▶ [EXERCISE BRIEF]: Below are entries. Pull out all lines containing "LaTeX".

▶ [SUPPLIED ENTRIES]:

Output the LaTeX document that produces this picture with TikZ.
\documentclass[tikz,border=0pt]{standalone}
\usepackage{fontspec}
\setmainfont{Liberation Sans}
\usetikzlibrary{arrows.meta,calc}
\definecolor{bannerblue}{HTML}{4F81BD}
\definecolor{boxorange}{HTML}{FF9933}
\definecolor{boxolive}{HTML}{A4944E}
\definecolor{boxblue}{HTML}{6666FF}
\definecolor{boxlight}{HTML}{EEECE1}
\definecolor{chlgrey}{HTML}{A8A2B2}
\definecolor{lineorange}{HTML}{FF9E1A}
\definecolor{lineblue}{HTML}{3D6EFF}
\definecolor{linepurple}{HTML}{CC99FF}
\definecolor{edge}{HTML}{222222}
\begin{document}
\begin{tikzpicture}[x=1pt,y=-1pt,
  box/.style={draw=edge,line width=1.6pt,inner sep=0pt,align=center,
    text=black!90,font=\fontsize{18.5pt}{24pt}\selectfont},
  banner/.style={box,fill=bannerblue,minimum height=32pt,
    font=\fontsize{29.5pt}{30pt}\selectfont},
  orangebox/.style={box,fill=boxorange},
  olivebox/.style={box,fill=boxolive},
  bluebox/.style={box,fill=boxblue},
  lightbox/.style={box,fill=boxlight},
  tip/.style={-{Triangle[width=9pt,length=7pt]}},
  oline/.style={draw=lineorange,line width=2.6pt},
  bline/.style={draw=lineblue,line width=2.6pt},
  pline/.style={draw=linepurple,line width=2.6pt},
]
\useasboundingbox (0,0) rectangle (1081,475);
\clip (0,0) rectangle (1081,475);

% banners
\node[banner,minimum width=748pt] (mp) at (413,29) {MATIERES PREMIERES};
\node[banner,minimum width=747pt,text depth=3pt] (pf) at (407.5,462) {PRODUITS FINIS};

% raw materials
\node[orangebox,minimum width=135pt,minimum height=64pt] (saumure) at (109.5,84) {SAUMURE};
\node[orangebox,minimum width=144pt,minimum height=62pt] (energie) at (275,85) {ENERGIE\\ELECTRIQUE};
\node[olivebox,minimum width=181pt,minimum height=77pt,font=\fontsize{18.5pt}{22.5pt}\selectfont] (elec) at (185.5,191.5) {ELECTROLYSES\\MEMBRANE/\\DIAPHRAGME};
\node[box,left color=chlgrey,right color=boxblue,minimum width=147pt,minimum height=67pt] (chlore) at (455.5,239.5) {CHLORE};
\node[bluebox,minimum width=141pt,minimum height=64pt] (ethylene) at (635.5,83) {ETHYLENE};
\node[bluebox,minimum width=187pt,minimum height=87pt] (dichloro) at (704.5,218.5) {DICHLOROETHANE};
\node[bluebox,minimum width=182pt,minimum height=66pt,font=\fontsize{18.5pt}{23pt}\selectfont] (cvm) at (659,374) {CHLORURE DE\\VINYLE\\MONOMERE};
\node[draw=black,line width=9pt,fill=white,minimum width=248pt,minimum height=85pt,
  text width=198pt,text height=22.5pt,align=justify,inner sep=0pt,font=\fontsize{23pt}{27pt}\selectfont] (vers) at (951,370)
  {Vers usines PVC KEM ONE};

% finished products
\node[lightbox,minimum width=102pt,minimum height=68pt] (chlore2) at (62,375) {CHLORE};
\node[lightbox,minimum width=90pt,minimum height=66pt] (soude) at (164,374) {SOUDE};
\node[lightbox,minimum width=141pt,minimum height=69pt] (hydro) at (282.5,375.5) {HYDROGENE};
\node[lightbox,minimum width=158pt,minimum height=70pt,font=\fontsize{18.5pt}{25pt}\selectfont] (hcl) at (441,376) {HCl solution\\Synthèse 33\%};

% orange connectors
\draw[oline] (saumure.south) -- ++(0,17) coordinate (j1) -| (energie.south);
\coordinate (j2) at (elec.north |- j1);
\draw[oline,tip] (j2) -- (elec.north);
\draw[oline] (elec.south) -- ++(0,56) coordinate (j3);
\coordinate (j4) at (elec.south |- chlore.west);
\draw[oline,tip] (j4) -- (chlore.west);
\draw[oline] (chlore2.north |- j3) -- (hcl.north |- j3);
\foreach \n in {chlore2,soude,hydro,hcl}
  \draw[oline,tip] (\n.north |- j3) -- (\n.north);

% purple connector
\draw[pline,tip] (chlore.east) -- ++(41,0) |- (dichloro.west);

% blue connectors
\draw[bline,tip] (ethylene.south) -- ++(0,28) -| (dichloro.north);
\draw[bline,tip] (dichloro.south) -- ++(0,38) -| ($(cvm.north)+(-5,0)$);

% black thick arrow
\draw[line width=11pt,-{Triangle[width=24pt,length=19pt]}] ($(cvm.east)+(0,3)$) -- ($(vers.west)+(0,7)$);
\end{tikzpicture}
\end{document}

* * *

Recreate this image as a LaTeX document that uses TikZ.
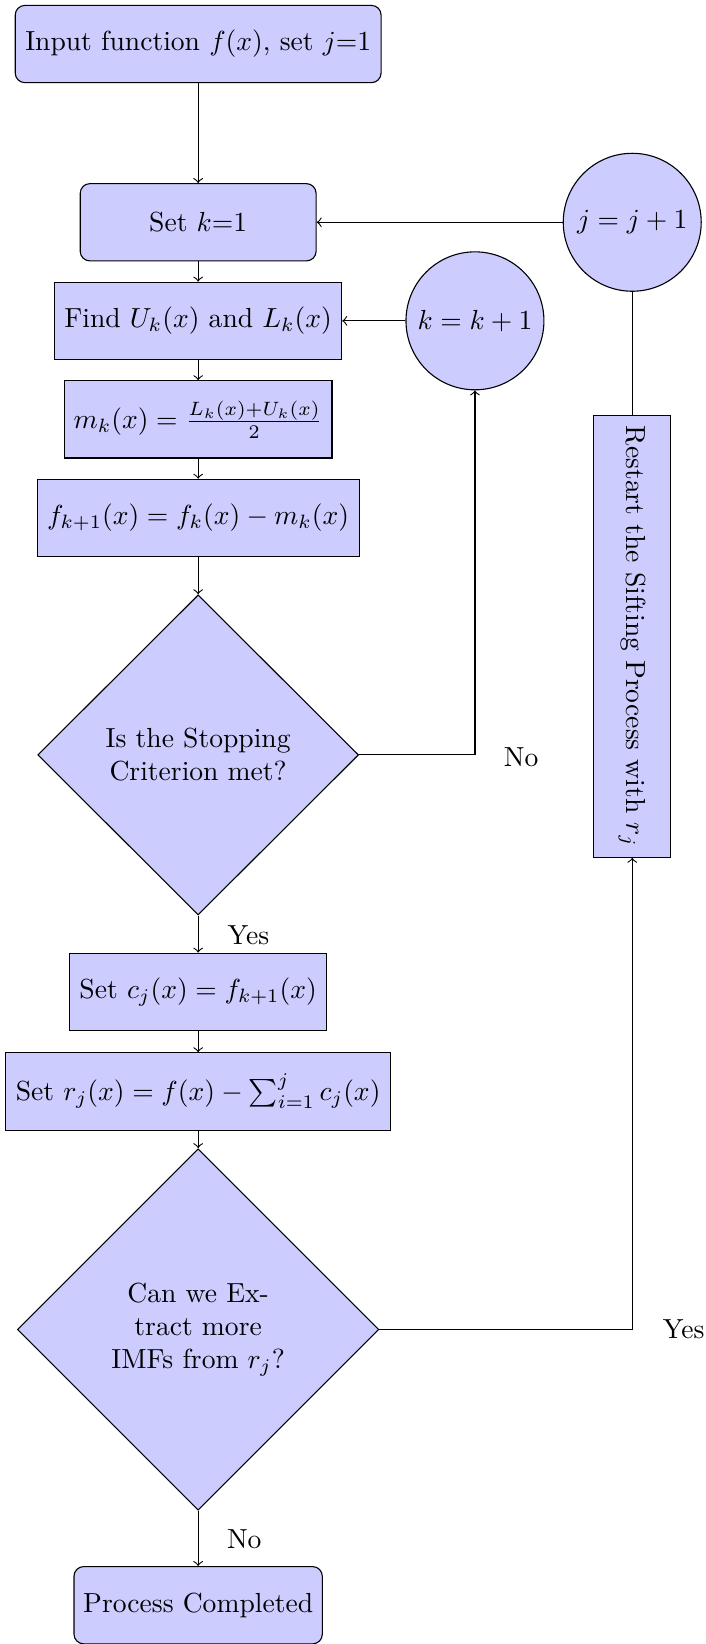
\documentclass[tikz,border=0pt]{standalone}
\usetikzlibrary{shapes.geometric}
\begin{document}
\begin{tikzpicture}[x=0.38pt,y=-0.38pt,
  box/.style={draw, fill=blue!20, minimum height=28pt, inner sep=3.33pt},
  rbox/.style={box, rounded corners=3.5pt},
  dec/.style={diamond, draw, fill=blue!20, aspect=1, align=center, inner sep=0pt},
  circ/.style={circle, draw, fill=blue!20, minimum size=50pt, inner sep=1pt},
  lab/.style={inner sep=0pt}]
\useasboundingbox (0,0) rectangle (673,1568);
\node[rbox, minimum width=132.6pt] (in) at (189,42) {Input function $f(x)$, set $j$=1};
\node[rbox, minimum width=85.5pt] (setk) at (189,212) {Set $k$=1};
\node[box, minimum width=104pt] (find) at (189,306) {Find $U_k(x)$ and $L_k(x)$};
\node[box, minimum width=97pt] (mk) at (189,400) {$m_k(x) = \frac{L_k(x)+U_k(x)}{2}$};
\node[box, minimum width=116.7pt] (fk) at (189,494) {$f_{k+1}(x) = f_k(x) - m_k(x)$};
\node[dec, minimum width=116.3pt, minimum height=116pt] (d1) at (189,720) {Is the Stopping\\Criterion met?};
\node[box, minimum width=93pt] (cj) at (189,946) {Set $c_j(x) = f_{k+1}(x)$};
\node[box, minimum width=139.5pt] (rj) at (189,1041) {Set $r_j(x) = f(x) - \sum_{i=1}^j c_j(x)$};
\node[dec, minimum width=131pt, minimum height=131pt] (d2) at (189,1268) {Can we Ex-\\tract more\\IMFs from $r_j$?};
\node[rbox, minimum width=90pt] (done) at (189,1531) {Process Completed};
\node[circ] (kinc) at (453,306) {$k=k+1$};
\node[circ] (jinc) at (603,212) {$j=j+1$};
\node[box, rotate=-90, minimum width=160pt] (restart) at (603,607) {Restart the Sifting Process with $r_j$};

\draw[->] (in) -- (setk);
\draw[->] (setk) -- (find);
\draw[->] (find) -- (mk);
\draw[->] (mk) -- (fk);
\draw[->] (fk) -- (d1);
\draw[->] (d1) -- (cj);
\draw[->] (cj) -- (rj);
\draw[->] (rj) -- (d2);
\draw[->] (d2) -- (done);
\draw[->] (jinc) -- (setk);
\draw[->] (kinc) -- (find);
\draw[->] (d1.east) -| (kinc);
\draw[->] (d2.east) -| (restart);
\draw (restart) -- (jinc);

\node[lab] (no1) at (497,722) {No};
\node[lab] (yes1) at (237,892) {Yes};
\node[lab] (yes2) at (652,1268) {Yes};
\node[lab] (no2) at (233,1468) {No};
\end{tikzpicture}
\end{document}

▶ [ANSWER TO THE EXERCISE]:
Output the LaTeX document that produces this picture with TikZ.
Recreate this image as a LaTeX document that uses TikZ.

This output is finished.